§ What is needed: Reproduce from the records below, with no pictures, exactly the lines between the one containing "Give me the" and the one containing "flow = [2.77, 3.08, 3.17, 3.37, 3.60]", inclusive.

Entries with chart source code
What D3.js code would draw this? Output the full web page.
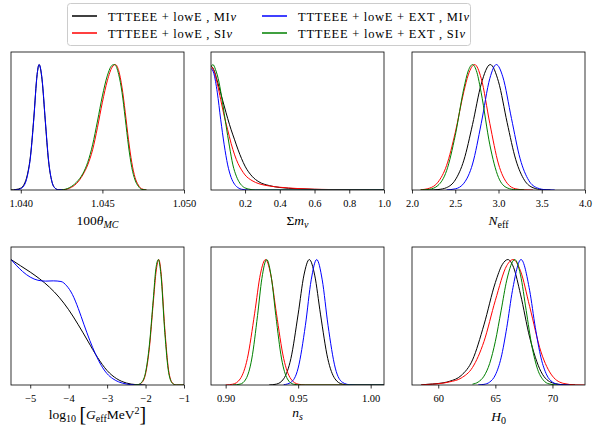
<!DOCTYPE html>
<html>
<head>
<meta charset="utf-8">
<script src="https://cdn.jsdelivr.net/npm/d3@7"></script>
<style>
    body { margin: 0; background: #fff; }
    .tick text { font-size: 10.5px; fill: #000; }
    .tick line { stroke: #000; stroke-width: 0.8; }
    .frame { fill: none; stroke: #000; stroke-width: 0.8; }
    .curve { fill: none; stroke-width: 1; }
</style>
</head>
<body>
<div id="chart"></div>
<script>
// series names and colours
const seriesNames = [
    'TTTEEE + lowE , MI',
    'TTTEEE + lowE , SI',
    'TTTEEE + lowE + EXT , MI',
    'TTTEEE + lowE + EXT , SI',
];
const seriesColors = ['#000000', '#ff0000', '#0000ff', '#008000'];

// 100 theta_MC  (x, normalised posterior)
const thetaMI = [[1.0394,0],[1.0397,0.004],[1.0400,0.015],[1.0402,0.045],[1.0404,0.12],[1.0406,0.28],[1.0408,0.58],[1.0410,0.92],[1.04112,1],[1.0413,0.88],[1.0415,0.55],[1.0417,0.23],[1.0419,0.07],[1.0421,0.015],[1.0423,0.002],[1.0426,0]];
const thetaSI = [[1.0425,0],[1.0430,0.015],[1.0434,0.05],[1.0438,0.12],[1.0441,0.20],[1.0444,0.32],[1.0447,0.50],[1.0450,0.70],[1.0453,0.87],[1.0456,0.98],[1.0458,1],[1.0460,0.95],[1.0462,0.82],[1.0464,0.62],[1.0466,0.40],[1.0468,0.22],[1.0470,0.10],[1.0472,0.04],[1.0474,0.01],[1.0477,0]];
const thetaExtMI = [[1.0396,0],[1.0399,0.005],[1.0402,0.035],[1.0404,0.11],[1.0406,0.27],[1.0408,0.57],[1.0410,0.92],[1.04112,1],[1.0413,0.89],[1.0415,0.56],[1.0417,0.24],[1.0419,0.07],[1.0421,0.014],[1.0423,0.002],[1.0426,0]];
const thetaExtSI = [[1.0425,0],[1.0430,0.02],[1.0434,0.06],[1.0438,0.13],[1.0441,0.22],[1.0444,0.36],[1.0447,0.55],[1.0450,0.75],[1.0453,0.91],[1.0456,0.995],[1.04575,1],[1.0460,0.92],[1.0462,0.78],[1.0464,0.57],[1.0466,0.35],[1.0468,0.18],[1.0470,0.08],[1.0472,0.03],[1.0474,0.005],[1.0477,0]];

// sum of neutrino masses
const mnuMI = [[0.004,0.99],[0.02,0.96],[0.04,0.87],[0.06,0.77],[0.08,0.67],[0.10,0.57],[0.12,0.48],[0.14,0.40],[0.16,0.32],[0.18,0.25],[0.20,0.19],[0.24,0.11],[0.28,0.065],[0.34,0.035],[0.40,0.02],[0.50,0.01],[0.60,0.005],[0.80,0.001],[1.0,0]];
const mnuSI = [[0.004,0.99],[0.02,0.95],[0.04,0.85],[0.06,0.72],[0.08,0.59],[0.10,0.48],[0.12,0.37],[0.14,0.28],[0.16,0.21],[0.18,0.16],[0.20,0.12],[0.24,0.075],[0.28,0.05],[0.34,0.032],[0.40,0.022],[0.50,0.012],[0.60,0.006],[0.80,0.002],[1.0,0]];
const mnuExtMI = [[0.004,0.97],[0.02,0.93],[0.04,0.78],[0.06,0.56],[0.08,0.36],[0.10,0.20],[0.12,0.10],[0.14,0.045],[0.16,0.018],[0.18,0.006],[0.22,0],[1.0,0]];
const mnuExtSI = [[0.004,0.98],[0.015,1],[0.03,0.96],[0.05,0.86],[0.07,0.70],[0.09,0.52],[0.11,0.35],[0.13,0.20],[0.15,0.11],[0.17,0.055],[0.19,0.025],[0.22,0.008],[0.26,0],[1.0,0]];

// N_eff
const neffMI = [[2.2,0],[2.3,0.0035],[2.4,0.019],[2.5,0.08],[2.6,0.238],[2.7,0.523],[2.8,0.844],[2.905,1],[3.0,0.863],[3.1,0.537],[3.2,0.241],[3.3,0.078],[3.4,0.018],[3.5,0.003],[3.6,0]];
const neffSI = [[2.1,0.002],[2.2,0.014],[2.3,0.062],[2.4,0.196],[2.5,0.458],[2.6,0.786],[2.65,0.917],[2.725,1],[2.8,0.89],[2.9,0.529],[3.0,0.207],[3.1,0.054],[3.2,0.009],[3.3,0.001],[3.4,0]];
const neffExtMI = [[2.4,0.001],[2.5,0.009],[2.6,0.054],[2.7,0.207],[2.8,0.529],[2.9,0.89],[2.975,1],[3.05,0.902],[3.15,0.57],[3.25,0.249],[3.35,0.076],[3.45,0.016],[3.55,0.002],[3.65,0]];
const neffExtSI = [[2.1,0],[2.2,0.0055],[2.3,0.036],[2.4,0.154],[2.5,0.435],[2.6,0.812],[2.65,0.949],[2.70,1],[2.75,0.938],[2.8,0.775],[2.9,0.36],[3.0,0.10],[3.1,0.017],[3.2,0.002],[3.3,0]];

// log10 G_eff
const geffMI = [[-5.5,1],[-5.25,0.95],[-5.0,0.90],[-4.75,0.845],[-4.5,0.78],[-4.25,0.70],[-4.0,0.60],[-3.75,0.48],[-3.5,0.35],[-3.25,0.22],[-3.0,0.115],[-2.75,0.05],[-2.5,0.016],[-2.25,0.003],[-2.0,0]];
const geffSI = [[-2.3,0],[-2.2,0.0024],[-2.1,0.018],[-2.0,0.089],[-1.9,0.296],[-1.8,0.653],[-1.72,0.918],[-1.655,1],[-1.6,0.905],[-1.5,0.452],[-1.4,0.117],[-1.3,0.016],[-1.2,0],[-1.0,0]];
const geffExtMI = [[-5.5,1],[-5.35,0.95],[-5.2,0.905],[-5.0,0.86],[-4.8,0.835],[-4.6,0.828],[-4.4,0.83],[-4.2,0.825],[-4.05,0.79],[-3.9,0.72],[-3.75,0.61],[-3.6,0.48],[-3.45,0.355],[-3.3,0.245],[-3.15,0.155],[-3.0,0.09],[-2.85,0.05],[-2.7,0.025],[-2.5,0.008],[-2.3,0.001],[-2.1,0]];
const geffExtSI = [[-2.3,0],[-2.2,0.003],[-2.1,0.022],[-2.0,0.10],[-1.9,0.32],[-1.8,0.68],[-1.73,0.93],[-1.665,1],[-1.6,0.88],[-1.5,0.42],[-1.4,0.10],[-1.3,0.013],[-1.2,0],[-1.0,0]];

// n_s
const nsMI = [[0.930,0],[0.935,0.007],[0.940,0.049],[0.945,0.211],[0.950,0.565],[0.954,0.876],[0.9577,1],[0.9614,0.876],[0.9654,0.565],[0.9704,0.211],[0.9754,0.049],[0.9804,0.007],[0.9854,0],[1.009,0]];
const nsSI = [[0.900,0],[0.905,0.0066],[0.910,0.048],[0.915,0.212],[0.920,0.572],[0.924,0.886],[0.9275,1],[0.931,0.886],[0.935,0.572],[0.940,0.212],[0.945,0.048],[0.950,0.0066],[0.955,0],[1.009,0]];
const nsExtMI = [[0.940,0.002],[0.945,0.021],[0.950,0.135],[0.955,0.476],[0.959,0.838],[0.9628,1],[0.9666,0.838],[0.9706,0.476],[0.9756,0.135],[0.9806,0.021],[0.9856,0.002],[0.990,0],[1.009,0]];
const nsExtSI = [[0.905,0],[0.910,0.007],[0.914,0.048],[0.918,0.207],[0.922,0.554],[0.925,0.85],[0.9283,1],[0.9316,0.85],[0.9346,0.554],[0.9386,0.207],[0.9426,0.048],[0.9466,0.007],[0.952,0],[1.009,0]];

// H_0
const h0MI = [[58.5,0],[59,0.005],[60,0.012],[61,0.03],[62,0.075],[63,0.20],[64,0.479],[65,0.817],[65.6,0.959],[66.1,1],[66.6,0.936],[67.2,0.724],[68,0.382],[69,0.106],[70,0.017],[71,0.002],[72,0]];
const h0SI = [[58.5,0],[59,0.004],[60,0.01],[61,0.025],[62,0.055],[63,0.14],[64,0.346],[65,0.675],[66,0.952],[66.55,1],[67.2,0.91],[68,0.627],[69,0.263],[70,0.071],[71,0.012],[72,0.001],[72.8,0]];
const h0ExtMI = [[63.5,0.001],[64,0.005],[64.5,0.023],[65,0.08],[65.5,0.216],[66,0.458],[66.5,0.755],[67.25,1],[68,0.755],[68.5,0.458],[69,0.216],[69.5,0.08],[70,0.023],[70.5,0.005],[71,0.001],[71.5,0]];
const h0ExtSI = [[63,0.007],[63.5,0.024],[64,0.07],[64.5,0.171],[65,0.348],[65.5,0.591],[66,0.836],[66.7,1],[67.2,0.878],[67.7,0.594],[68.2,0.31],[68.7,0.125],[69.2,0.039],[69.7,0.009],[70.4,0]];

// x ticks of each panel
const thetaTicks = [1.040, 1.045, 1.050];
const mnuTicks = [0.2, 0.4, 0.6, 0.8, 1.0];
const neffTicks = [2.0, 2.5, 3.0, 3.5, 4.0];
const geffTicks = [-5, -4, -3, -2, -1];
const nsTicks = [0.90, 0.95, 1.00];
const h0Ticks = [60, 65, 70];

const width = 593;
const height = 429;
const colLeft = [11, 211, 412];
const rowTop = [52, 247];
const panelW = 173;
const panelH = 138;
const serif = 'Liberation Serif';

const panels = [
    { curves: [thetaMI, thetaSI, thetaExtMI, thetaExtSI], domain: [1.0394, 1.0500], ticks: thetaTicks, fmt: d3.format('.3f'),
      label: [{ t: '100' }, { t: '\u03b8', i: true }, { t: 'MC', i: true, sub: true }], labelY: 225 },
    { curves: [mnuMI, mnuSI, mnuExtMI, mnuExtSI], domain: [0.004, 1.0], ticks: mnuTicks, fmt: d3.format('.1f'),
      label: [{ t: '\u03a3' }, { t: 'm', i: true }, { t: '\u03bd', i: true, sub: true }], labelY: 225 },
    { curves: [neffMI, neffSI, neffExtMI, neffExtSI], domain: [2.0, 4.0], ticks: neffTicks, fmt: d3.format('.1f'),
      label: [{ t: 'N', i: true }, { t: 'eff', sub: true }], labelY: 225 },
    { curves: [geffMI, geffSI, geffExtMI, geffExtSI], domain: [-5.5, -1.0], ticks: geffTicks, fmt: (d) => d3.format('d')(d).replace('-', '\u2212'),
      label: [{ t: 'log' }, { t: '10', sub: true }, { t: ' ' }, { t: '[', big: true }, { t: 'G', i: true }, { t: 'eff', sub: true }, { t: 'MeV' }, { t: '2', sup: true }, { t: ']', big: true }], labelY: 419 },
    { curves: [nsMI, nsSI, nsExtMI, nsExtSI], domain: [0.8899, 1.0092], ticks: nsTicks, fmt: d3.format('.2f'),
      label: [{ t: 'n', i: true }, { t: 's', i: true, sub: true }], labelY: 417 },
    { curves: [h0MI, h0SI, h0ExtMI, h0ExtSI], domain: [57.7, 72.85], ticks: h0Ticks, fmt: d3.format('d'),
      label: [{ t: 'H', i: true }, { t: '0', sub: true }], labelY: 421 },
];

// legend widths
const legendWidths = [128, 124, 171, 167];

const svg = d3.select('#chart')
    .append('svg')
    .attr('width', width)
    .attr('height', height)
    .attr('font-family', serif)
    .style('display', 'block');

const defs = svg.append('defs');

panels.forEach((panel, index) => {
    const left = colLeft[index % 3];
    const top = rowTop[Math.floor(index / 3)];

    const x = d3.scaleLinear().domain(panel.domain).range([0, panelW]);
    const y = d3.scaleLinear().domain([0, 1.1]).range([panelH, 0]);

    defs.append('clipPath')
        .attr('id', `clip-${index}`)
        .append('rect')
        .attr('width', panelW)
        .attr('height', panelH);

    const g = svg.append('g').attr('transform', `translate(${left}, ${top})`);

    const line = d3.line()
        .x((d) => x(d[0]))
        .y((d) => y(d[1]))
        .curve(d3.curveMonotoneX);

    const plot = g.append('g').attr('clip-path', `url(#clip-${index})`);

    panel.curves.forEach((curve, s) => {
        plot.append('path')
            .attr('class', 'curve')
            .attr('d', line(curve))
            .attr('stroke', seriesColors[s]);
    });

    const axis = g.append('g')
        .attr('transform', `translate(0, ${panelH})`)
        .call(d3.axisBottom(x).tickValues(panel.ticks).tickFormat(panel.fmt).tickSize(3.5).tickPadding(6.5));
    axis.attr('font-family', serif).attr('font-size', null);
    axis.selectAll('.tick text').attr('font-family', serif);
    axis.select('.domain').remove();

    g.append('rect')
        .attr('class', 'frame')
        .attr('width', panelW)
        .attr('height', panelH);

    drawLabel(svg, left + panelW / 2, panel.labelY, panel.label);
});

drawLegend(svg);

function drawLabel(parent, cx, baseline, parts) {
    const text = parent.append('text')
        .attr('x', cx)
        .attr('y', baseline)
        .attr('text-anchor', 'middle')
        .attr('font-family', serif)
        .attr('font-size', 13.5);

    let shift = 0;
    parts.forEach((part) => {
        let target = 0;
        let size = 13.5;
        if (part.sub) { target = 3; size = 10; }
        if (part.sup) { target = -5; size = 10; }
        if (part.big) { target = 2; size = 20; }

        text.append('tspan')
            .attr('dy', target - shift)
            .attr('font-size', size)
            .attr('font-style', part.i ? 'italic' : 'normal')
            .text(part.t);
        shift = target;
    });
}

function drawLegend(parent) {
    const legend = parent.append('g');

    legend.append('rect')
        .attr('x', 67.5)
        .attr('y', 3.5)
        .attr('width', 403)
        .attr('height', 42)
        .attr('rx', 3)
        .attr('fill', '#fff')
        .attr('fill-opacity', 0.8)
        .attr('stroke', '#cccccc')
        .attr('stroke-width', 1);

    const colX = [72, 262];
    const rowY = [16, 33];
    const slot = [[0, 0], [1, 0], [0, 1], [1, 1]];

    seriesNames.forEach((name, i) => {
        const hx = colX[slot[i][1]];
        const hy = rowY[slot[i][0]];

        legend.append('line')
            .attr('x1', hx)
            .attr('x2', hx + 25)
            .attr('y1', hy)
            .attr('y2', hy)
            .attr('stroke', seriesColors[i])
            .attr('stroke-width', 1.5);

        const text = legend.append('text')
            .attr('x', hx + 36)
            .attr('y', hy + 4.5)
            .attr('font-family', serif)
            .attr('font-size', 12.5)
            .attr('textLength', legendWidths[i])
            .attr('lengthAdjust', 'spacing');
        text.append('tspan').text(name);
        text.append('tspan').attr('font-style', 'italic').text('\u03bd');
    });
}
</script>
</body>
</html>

--

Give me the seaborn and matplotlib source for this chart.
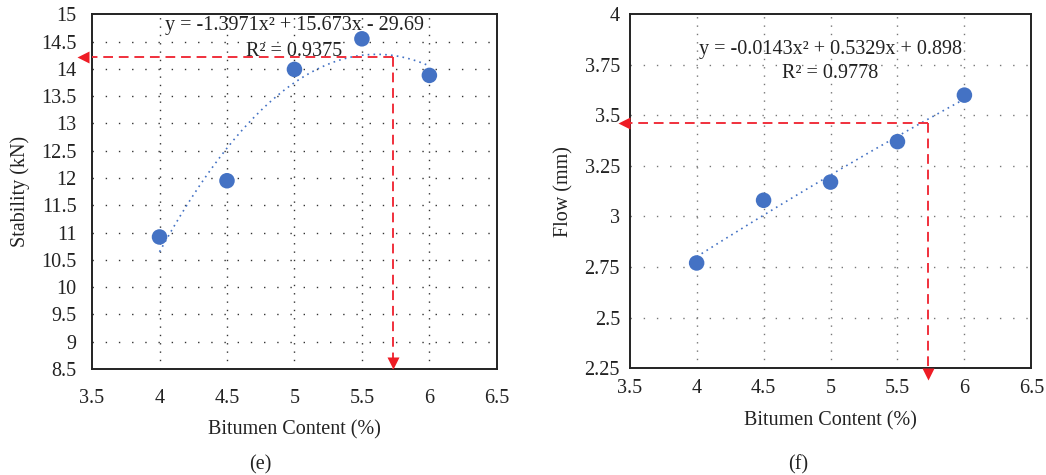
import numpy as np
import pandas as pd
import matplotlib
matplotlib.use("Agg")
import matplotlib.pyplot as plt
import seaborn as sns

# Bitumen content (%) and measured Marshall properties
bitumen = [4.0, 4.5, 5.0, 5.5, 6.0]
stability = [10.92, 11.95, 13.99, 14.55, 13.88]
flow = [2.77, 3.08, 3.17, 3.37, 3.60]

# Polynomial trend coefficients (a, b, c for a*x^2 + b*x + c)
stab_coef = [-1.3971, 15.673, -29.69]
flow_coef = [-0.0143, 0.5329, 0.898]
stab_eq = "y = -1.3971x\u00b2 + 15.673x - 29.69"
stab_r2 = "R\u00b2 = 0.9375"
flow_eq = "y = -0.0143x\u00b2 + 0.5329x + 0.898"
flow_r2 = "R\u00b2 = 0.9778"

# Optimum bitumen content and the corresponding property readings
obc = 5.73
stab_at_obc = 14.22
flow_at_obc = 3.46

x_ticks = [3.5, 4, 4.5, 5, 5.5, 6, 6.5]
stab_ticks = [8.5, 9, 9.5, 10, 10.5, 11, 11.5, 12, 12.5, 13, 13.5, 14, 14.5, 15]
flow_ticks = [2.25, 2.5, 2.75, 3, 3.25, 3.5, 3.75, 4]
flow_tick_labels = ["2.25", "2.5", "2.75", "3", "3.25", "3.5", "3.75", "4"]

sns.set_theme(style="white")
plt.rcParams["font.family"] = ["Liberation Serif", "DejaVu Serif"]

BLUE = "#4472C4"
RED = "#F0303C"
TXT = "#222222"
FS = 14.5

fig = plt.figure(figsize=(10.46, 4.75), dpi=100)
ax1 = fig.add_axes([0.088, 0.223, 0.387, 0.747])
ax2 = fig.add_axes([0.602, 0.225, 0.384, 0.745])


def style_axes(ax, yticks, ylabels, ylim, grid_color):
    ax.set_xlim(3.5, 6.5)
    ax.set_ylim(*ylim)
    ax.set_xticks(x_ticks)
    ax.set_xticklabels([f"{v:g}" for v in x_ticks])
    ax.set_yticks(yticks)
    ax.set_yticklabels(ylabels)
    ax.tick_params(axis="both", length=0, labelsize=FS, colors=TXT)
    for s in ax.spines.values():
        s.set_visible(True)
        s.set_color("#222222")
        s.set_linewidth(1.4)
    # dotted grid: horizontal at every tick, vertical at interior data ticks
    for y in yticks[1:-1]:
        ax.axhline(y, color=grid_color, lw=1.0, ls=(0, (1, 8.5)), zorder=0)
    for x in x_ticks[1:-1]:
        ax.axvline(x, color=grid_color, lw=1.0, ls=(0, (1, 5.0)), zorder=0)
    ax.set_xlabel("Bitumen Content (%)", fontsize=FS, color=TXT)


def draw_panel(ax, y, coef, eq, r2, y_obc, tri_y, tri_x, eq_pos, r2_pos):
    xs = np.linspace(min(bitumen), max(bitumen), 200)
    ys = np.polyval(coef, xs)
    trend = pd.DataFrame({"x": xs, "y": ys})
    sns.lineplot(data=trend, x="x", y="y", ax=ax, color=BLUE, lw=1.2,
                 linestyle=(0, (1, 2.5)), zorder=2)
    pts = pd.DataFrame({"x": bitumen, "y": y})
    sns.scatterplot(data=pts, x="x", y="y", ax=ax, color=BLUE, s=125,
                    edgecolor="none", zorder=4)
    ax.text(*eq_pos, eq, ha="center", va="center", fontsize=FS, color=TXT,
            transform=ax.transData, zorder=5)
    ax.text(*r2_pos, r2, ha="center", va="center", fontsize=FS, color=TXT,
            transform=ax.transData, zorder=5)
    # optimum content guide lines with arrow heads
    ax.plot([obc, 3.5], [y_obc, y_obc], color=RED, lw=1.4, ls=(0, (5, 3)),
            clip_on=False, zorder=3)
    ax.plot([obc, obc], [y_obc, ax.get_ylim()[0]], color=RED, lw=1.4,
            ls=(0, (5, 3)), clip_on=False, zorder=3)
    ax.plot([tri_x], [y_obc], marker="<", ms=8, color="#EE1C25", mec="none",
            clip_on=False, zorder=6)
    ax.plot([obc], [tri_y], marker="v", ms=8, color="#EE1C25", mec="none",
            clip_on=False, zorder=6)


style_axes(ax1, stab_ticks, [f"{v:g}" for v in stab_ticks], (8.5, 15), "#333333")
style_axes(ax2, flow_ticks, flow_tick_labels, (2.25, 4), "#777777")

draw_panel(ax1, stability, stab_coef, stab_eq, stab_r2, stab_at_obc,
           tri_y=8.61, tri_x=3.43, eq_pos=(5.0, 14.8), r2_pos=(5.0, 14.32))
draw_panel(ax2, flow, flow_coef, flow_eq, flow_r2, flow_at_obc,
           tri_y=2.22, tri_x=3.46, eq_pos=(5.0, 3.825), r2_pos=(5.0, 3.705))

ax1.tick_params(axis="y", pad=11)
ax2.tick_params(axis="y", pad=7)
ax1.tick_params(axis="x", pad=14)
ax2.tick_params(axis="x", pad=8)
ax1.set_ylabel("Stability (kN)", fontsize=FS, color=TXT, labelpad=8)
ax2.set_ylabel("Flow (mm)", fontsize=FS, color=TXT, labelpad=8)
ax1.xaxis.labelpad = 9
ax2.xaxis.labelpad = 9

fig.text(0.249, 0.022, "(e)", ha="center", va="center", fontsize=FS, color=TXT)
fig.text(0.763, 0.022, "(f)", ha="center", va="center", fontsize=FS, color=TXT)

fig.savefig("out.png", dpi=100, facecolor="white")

§ Solution:
Give me the seaborn and matplotlib source for this chart.
import numpy as np
import pandas as pd
import matplotlib
matplotlib.use("Agg")
import matplotlib.pyplot as plt
import seaborn as sns

# Bitumen content (%) and measured Marshall properties
bitumen = [4.0, 4.5, 5.0, 5.5, 6.0]
stability = [10.92, 11.95, 13.99, 14.55, 13.88]
flow = [2.77, 3.08, 3.17, 3.37, 3.60]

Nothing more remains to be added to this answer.